-- begin --

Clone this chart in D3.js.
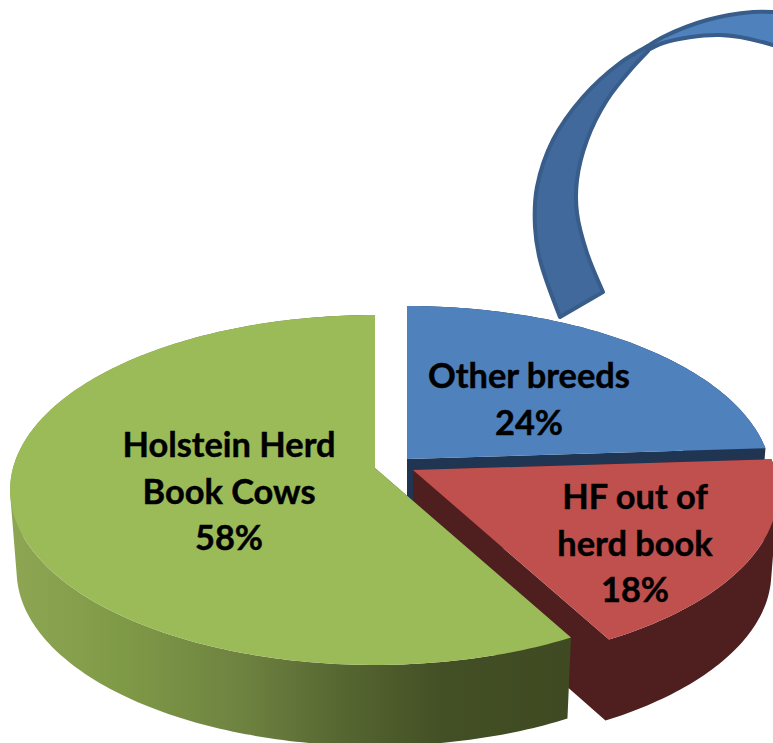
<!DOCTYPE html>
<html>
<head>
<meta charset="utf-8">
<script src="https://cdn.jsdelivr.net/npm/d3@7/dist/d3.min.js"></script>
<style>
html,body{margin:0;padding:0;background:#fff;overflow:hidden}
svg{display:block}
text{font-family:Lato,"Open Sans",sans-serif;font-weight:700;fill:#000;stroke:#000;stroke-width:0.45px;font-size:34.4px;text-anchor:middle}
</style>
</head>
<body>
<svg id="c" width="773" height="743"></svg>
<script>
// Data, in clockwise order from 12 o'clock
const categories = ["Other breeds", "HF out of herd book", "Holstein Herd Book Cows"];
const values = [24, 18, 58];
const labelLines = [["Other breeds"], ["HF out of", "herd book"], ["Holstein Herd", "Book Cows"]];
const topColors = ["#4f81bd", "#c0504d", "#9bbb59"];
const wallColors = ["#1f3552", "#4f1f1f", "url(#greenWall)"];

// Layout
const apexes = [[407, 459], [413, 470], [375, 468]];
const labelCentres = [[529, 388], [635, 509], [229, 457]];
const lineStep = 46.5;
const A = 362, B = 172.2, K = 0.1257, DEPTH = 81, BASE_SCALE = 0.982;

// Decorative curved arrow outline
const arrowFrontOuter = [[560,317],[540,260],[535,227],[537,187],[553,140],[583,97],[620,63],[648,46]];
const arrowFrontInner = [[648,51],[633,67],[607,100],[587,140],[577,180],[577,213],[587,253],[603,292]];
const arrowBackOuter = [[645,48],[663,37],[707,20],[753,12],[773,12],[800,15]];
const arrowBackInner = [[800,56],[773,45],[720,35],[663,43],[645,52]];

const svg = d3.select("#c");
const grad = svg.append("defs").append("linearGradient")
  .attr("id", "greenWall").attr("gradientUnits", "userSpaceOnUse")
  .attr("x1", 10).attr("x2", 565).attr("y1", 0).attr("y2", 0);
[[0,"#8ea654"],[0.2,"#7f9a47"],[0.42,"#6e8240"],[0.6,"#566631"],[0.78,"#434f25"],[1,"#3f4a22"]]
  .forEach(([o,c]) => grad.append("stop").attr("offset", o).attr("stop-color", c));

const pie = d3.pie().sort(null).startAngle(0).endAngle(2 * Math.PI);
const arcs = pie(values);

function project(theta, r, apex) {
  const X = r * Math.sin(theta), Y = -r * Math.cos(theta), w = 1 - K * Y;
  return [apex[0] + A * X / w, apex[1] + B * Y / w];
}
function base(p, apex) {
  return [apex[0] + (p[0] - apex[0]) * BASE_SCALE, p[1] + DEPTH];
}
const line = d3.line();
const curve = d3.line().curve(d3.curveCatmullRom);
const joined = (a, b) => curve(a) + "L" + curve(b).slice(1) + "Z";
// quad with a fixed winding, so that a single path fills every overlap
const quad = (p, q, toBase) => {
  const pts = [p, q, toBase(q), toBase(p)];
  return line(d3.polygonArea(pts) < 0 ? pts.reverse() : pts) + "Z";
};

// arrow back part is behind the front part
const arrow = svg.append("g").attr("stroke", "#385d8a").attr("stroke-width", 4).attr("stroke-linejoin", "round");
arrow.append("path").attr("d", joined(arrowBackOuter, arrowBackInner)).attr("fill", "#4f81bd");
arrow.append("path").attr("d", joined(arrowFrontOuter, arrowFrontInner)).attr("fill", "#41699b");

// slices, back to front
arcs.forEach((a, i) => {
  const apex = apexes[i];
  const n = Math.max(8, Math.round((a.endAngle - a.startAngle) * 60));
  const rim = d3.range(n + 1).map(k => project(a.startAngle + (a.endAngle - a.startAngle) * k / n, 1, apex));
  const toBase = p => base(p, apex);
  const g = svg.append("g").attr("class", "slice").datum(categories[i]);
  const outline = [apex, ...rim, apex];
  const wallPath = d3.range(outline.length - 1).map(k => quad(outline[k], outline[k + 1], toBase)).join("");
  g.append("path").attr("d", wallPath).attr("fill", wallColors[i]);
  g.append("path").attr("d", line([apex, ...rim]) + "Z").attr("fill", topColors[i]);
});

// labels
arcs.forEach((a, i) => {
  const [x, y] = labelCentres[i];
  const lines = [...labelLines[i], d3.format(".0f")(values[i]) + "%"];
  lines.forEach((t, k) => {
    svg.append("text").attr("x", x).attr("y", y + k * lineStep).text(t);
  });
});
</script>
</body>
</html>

-- end --

Print out the whole of the material word for word, without pictures.

## Problem solution
Clone this chart in D3.js.
<!DOCTYPE html>
<html>
<head>
<meta charset="utf-8">
<script src="https://cdn.jsdelivr.net/npm/d3@7/dist/d3.min.js"></script>
<style>
html,body{margin:0;padding:0;background:#fff;overflow:hidden}
svg{display:block}
text{font-family:Lato,"Open Sans",sans-serif;font-weight:700;fill:#000;stroke:#000;stroke-width:0.45px;font-size:34.4px;text-anchor:middle}
</style>
</head>
<body>
<svg id="c" width="773" height="743"></svg>
<script>
// Data, in clockwise order from 12 o'clock
const categories = ["Other breeds", "HF out of herd book", "Holstein Herd Book Cows"];
const values = [24, 18, 58];
const labelLines = [["Other breeds"], ["HF out of", "herd book"], ["Holstein Herd", "Book Cows"]];
const topColors = ["#4f81bd", "#c0504d", "#9bbb59"];
const wallColors = ["#1f3552", "#4f1f1f", "url(#greenWall)"];

// Layout
const apexes = [[407, 459], [413, 470], [375, 468]];
const labelCentres = [[529, 388], [635, 509], [229, 457]];
const lineStep = 46.5;
const A = 362, B = 172.2, K = 0.1257, DEPTH = 81, BASE_SCALE = 0.982;

// Decorative curved arrow outline
const arrowFrontOuter = [[560,317],[540,260],[535,227],[537,187],[553,140],[583,97],[620,63],[648,46]];
const arrowFrontInner = [[648,51],[633,67],[607,100],[587,140],[577,180],[577,213],[587,253],[603,292]];
const arrowBackOuter = [[645,48],[663,37],[707,20],[753,12],[773,12],[800,15]];
const arrowBackInner = [[800,56],[773,45],[720,35],[663,43],[645,52]];

const svg = d3.select("#c");
const grad = svg.append("defs").append("linearGradient")
  .attr("id", "greenWall").attr("gradientUnits", "userSpaceOnUse")
  .attr("x1", 10).attr("x2", 565).attr("y1", 0).attr("y2", 0);
[[0,"#8ea654"],[0.2,"#7f9a47"],[0.42,"#6e8240"],[0.6,"#566631"],[0.78,"#434f25"],[1,"#3f4a22"]]
  .forEach(([o,c]) => grad.append("stop").attr("offset", o).attr("stop-color", c));

const pie = d3.pie().sort(null).startAngle(0).endAngle(2 * Math.PI);
const arcs = pie(values);

function project(theta, r, apex) {
  const X = r * Math.sin(theta), Y = -r * Math.cos(theta), w = 1 - K * Y;
  return [apex[0] + A * X / w, apex[1] + B * Y / w];
}
function base(p, apex) {
  return [apex[0] + (p[0] - apex[0]) * BASE_SCALE, p[1] + DEPTH];
}
const line = d3.line();
const curve = d3.line().curve(d3.curveCatmullRom);
const joined = (a, b) => curve(a) + "L" + curve(b).slice(1) + "Z";
// quad with a fixed winding, so that a single path fills every overlap
const quad = (p, q, toBase) => {
  const pts = [p, q, toBase(q), toBase(p)];
  return line(d3.polygonArea(pts) < 0 ? pts.reverse() : pts) + "Z";
};

// arrow back part is behind the front part
const arrow = svg.append("g").attr("stroke", "#385d8a").attr("stroke-width", 4).attr("stroke-linejoin", "round");
arrow.append("path").attr("d", joined(arrowBackOuter, arrowBackInner)).attr("fill", "#4f81bd");
arrow.append("path").attr("d", joined(arrowFrontOuter, arrowFrontInner)).attr("fill", "#41699b");

// slices, back to front
arcs.forEach((a, i) => {
  const apex = apexes[i];
  const n = Math.max(8, Math.round((a.endAngle - a.startAngle) * 60));
  const rim = d3.range(n + 1).map(k => project(a.startAngle + (a.endAngle - a.startAngle) * k / n, 1, apex));
  const toBase = p => base(p, apex);
  const g = svg.append("g").attr("class", "slice").datum(categories[i]);
  const outline = [apex, ...rim, apex];
  const wallPath = d3.range(outline.length - 1).map(k => quad(outline[k], outline[k + 1], toBase)).join("");
  g.append("path").attr("d", wallPath).attr("fill", wallColors[i]);
  g.append("path").attr("d", line([apex, ...rim]) + "Z").attr("fill", topColors[i]);
});

// labels
arcs.forEach((a, i) => {
  const [x, y] = labelCentres[i];
  const lines = [...labelLines[i], d3.format(".0f")(values[i]) + "%"];
  lines.forEach((t, k) => {
    svg.append("text").attr("x", x).attr("y", y + k * lineStep).text(t);
  });
});
</script>
</body>
</html>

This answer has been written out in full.